The matter is simple: is dcraw is not supporting a camera, only the camera manufacturer will (dcraw supported cameras). It is so, that all commercial raw developers and non commercial are using dcraw code for loading and decoding raw files in someway, and many of them includes a dcraw.dll file without embarrassing.

So, dcraw is out entrance to the world of raw developing. Just by using i as a command line raw developer, and full understanding each parameter, we will learn a lot about the technical aspects of raw developing. If you want to follow that road, I recommend you to start with Guillermo Luijk’s dcraw tutorial.

dcraw

Screenshot of dcraw called without parameters

As you can see, dcraw is a command line application: no GUI. If you want to modify one development parameter you will have to develop the whole raw again with that new parameter and open the resulting file (.ppm or .tiff), that dcraw will create in the same folder that contains the raw image, with your image viewer.

It is not the more confortable way of developing, but it will give you a level of control no other raw developer will. In fact, dcraw is the only raw developer (perfectRAW also was going to) that will develop a perfectly neutral result. The rest will apply some automatic parameters for exposure, brightness and contrast. Many of them will, even if you set all controls to zero.

This is a characteristic of commercial raw developers, that try to show a first image pleasant enough for the photographer eye, and it is the main reason that makes difficult to compare different raw developers result with the same parameters. The images tend to have the “developer firm”. (Hugo Rodríguez has done the best raw developers comparison till now).
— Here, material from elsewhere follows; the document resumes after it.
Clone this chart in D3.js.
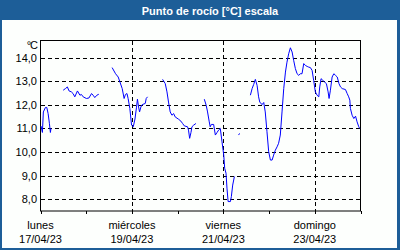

My proposal, and so of the biggest dcraw experts as Guillermo Luijk, is that you get used to a neutral result: few contrasted and few saturated. It is the best possible starting point for a successfully postprocesing and will give you more control over the final result.

So, we depend in dcraw for loading and decoding our raws and we will. But, how much quality has dcraw processing? The answer is controversial. Some years ago dcraw was giving more quality than commercial raw developers and, of course, than in camera jpegs. But, in the last months, the market of raw developing has progressed a lot, implementing more and more sophisticated algorithms, thanks to the competence between them, but also thanks to the open source and non commercials raw developers. Meanwhile, dcraw processing has stuck.

One small programmers community, to which I belong to, is putting big efforts in equiping dcraw with the best algorithms to make it compete again with commercial raw developers. This website aim to demonstrate how far is it possible.